Increase your down payment. Larger down payments (20% or more) signal lower risk to lenders so they offer better rates in return.
Lower your debt-to-income ratio. Lenders look at your total monthly debt obligations (including the new mortgage payment) vs. your gross monthly income. Keep your DTI below 43% for the best pricing.
Consider an adjustable-rate mortgage (ARM). ARMs start with lower rates than fixed mortgages, making them more affordable initially. Just be prepared for rates to jump after the intro period.
Compare offers from multiple lenders. Each lender has its own pricing algorithms. The only way to find your best deal is to apply and compare loan estimates.

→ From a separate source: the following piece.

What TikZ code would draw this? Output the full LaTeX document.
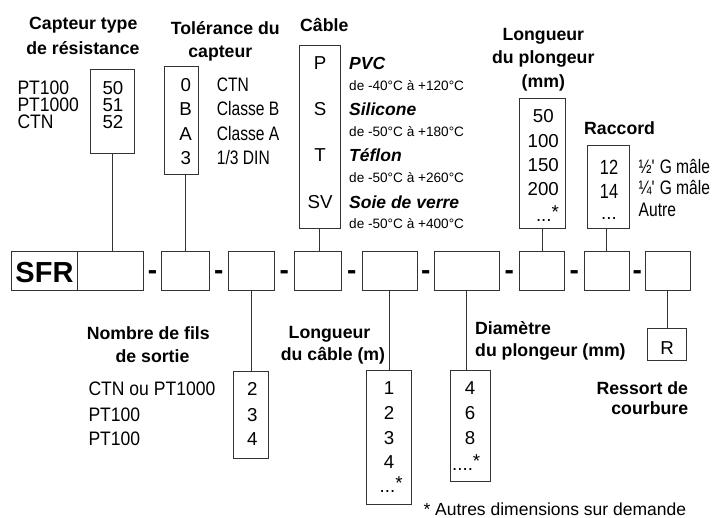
\documentclass[tikz,border=0pt]{standalone}
\usepackage{fontspec}
\setmainfont{Liberation Sans}
\newfontfamily\narA[FakeStretch=0.9]{Liberation Sans}
\newfontfamily\narB[FakeStretch=0.8]{Liberation Sans}
\usetikzlibrary{fit,calc}
\begin{document}
\begin{tikzpicture}[x=1pt,y=-1pt,
  bx/.style={draw=black!80, line width=0.9pt, inner sep=0pt},
  ln/.style={draw=black!80, line width=0.9pt},
  ttl/.style={font=\bfseries\fontsize{17.7}{20}\selectfont, inner sep=0pt},
  txt/.style={font=\narA\fontsize{19.5}{21}\selectfont, inner sep=0pt},
  tlist/.style={font=\narA\fontsize{19.5}{16.7}\selectfont, inner sep=0pt, align=left},
  nlist/.style={font=\fontsize{18.7}{16.7}\selectfont, inner sep=0pt, align=center},
  num/.style={font=\fontsize{18.7}{20}\selectfont, inner sep=0pt},
  cnum/.style={font=\narB\fontsize{20.5}{22}\selectfont, inner sep=0pt},
  lbl/.style={font=\narB\fontsize{19.5}{21}\selectfont, inner sep=0pt},
  sml/.style={font=\fontsize{13.6}{16}\selectfont, inner sep=0pt},
  ftn/.style={font=\fontsize{17.5}{20}\selectfont, inner sep=0pt},
  bit/.style={font=\bfseries\itshape\fontsize{17.5}{20}\selectfont, inner sep=0pt},
  sfr/.style={font=\bfseries\fontsize{29}{32}\selectfont, inner sep=0pt},
  dsh/.style={font=\bfseries\fontsize{28}{30}\selectfont, inner sep=0pt}]
\useasboundingbox (0,0) rectangle (715,518);

% ---------- Capteur type de résistance
\node[ttl,anchor=base] (capT1) at (83.3,30) {Capteur type};
\node[ttl,anchor=base] (capT2) at (83,54.3) {de résistance};
\node[bx,fit={(90.7,69) (134.3,153.3)}] (cap) {};
\node[tlist,anchor=north west] (capL) at (17.3,81) {PT100\\PT1000\\CTN};
\node[nlist,anchor=north] (capN) at (113,81.6) {50\\51\\52};

% ---------- Tolérance du capteur
\node[ttl,anchor=base] (tolT1) at (225.3,34.5) {Tolérance du};
\node[ttl,anchor=base] (tolT2) at (220.3,57.5) {capteur};
\node[bx,fit={(164.3,66.7) (198.3,174.3)}] (tol) {};
\node[num,anchor=base] (tolN1) at (185.7,91.7) {0};
\node[num,anchor=base] (tolN2) at (185.7,115.9) {B};
\node[num,anchor=base] (tolN3) at (185.7,140.1) {A};
\node[num,anchor=base] (tolN4) at (185.7,164.3) {3};
\node[lbl,anchor=base west] (tolL1) at (216.7,91.7) {CTN};
\node[lbl,anchor=base west] (tolL2) at (216.7,115.9) {Classe B};
\node[lbl,anchor=base west] (tolL3) at (216.7,140.1) {Classe A};
\node[lbl,anchor=base west] (tolL4) at (216.7,164.3) {1/3 DIN};

% ---------- Câble
\node[ttl,anchor=base west] (cabT) at (300,31.7) {Câble};
\node[bx,fit={(299,45) (340.7,228.3)}] (cable) {};
\node[num,anchor=base] (cabN1) at (320,70) {P};
\node[num,anchor=base] (cabN2) at (320,116) {S};
\node[num,anchor=base] (cabN3) at (320,161.7) {T};
\node[num,anchor=base] (cabN4) at (320,208.3) {SV};
\node[bit,anchor=base west] (cabM1) at (349,70) {PVC};
\node[bit,anchor=base west] (cabM2) at (349,116) {Silicone};
\node[bit,anchor=base west] (cabM3) at (349,161.7) {Téflon};
\node[bit,anchor=base west] (cabM4) at (349,208.3) {Soie de verre};
\node[sml,anchor=base west] (cabR1) at (349,90.7) {de -40°C à +120°C};
\node[sml,anchor=base west] (cabR2) at (349,136.7) {de -50°C à +180°C};
\node[sml,anchor=base west] (cabR3) at (349,182.7) {de -50°C à +260°C};
\node[sml,anchor=base west] (cabR4) at (349,228.3) {de -50°C à +400°C};

% ---------- Longueur du plongeur
\node[ttl,anchor=base] (plgT1) at (543.3,40.7) {Longueur};
\node[ttl,anchor=base] (plgT2) at (543.3,64) {du plongeur};
\node[ttl,anchor=base] (plgT3) at (543.3,87.3) {(mm)};
\node[bx,fit={(519.3,98.7) (565.7,228.3)}] (plong) {};
\node[num,anchor=base] (plgN1) at (543.3,122.7) {50};
\node[num,anchor=base] (plgN2) at (543.3,147.1) {100};
\node[num,anchor=base] (plgN3) at (543.3,171.5) {150};
\node[num,anchor=base] (plgN4) at (543.3,195.9) {200};
\node[num,anchor=base west] (plgN5) at (535.8,222) {...\raisebox{3pt}{*}};

% ---------- Raccord
\node[ttl,anchor=base west] (racT) at (584,135) {Raccord};
\node[bx,fit={(587.3,145) (629.3,228.3)}] (racc) {};
\node[cnum,anchor=base] (racN1) at (609,174.3) {12};
\node[cnum,anchor=base] (racN2) at (609,198.5) {14};
\node[num,anchor=base] (racN3) at (609,220) {...};
\node[lbl,anchor=base west] (racL1) at (638.5,173.5) {½\textquotesingle{} G mâle};
\node[lbl,anchor=base west] (racL2) at (638.5,195) {¼\textquotesingle{} G mâle};
\node[lbl,anchor=base west] (racL3) at (638.5,216.5) {Autre};

% ---------- Reference row
\node[bx,fit={(11.7,251.7) (77.3,290.5)}] (r1) {};
\node[sfr,anchor=base] (sfr) at (44.5,282.7) {SFR};
\node[bx,fit={(77.3,251.7) (143.3,290.5)}] (r2) {};
\node[bx,fit={(161.7,251.7) (209,290.5)}] (r3) {};
\node[bx,fit={(228.3,251.7) (274,290.5)}] (r4) {};
\node[bx,fit={(294.3,251.7) (341,290.5)}] (r5) {};
\node[bx,fit={(362.3,251.7) (417.3,290.5)}] (r6) {};
\node[bx,fit={(434,251.7) (499,290.5)}] (r7) {};
\node[bx,fit={(519.3,251.7) (564.3,290.5)}] (r8) {};
\node[bx,fit={(584.3,251.7) (629.3,290.5)}] (r9) {};
\node[bx,fit={(645,251.7) (690,290.5)}] (r10) {};
\node[dsh,anchor=base] (d1) at (152.5,279.3) {-};
\node[dsh,anchor=base] (d2) at (218.7,279.3) {-};
\node[dsh,anchor=base] (d3) at (284.2,279.3) {-};
\node[dsh,anchor=base] (d4) at (351.7,279.3) {-};
\node[dsh,anchor=base] (d5) at (425.7,279.3) {-};
\node[dsh,anchor=base] (d6) at (509.2,279.3) {-};
\node[dsh,anchor=base] (d7) at (574.3,279.3) {-};
\node[dsh,anchor=base] (d8) at (637.2,279.3) {-};

% ---------- Nombre de fils de sortie
\node[ttl,anchor=base] (filT1) at (148.3,340) {Nombre de fils};
\node[ttl,anchor=base] (filT2) at (152.5,362.7) {de sortie};
\node[bx,fit={(233.3,371.7) (268.3,458.3)}] (fils) {};
\node[num,anchor=base] (filN1) at (252.3,396) {2};
\node[num,anchor=base] (filN2) at (252.3,421) {3};
\node[num,anchor=base] (filN3) at (252.3,446) {4};
\node[txt,anchor=base west] (filL1) at (88.3,396) {CTN ou PT1000};
\node[txt,anchor=base west] (filL2) at (88.3,421) {PT100};
\node[txt,anchor=base west] (filL3) at (88.3,446) {PT100};

% ---------- Longueur du câble
\node[ttl,anchor=base] (lcT1) at (329.5,338.3) {Longueur};
\node[ttl,anchor=base] (lcT2) at (333,361) {du câble (m)};
\node[bx,fit={(366.7,370) (411,504.3)}] (lcab) {};
\node[num,anchor=base] (lcN1) at (389,395) {1};
\node[num,anchor=base] (lcN2) at (389,419.5) {2};
\node[num,anchor=base] (lcN3) at (389,444) {3};
\node[num,anchor=base] (lcN4) at (389,468.5) {4};
\node[num,anchor=base west] (lcN5) at (379.5,492.5) {...\raisebox{2.5pt}{*}};

% ---------- Diamètre du plongeur
\node[ttl,anchor=base west] (dmT1) at (475,335) {Diamètre};
\node[ttl,anchor=base west] (dmT2) at (475,356.7) {du plongeur (mm)};
\node[bx,fit={(450.7,370) (490,481.7)}] (diam) {};
\node[num,anchor=base] (dmN1) at (470,395) {4};
\node[num,anchor=base] (dmN2) at (470,419.5) {6};
\node[num,anchor=base] (dmN3) at (470,444) {8};
\node[num,anchor=base west] (dmN4) at (452,470) {....\raisebox{2.5pt}{*}};

% ---------- Ressort de courbure
\node[bx,fit={(647.7,328.3) (686.7,360.7)}] (Rb) {};
\node[num,anchor=base] (Rtxt) at (667.2,355) {R};
\node[ttl,anchor=base east] (rsT1) at (688.3,395) {Ressort de};
\node[ttl,anchor=base east] (rsT2) at (688.3,415) {courbure};

% ---------- Footnote
\node[ftn,anchor=base west] (foot) at (423.3,515.5) {* Autres dimensions sur demande};

% ---------- Connectors
\draw[ln] (cap.south) -- (cap.south |- r2.north);
\draw[ln] (r3.north |- tol.south) -- (r3.north);
\draw[ln] (r4.south) -- (r4.south |- fils.north);
\draw[ln] (cable.south) -- (cable.south |- r5.north);
\draw[ln] (r6.south) -- (r6.south |- lcab.north);
\draw[ln] (r7.south) -- (r7.south |- diam.north);
\draw[ln] (plong.south) -- (plong.south |- r8.north);
\draw[ln] (r9.north |- racc.south) -- (r9.north);
\draw[ln] (r10.south) -- (r10.south |- Rb.north);
\end{tikzpicture}
\end{document}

Consider paying points to buy down your rate. You can pay an upfront fee, usually 1 point = 1% of the loan amount, to reduce your interest rate by 0.25%. Do the math to see if it makes sense long-term.
Beware of Fees When Comparing Mortgage Offers
The interest rate isn’t the only cost that factors into your mortgage. Lenders charge fees for originating the loan, appraisal, title insurance, and more. These costs can add up quickly.
When comparing mortgage offers, look closely at the fee estimates. Online lenders sometimes have lower rates but make up for it with higher fees. Know exactly what you’re paying before signing any loan paperwork.
Common fees to watch for include:
- Origination fee – 1% to 6% of loan amount
- Application fee - $75 to several hundred dollars
- Appraisal fee – $400 to $800
- Credit report fee – $25 to $100
- Attorney fees – $1,000+
- Title insurance – 0.5% to 2% of loan amount
The Bottom Line
While big banks market aggressively, you can likely find lower mortgage rates through credit unions, online lenders, or community banks. Focus on improving your credit profile, minimizing debt, and comparing multiple loan estimates to find your best deal.
Monitor rate trends and get pre-approved to pounce when rates dip. With some persistence and the right strategy, you can secure a rate well below the national average.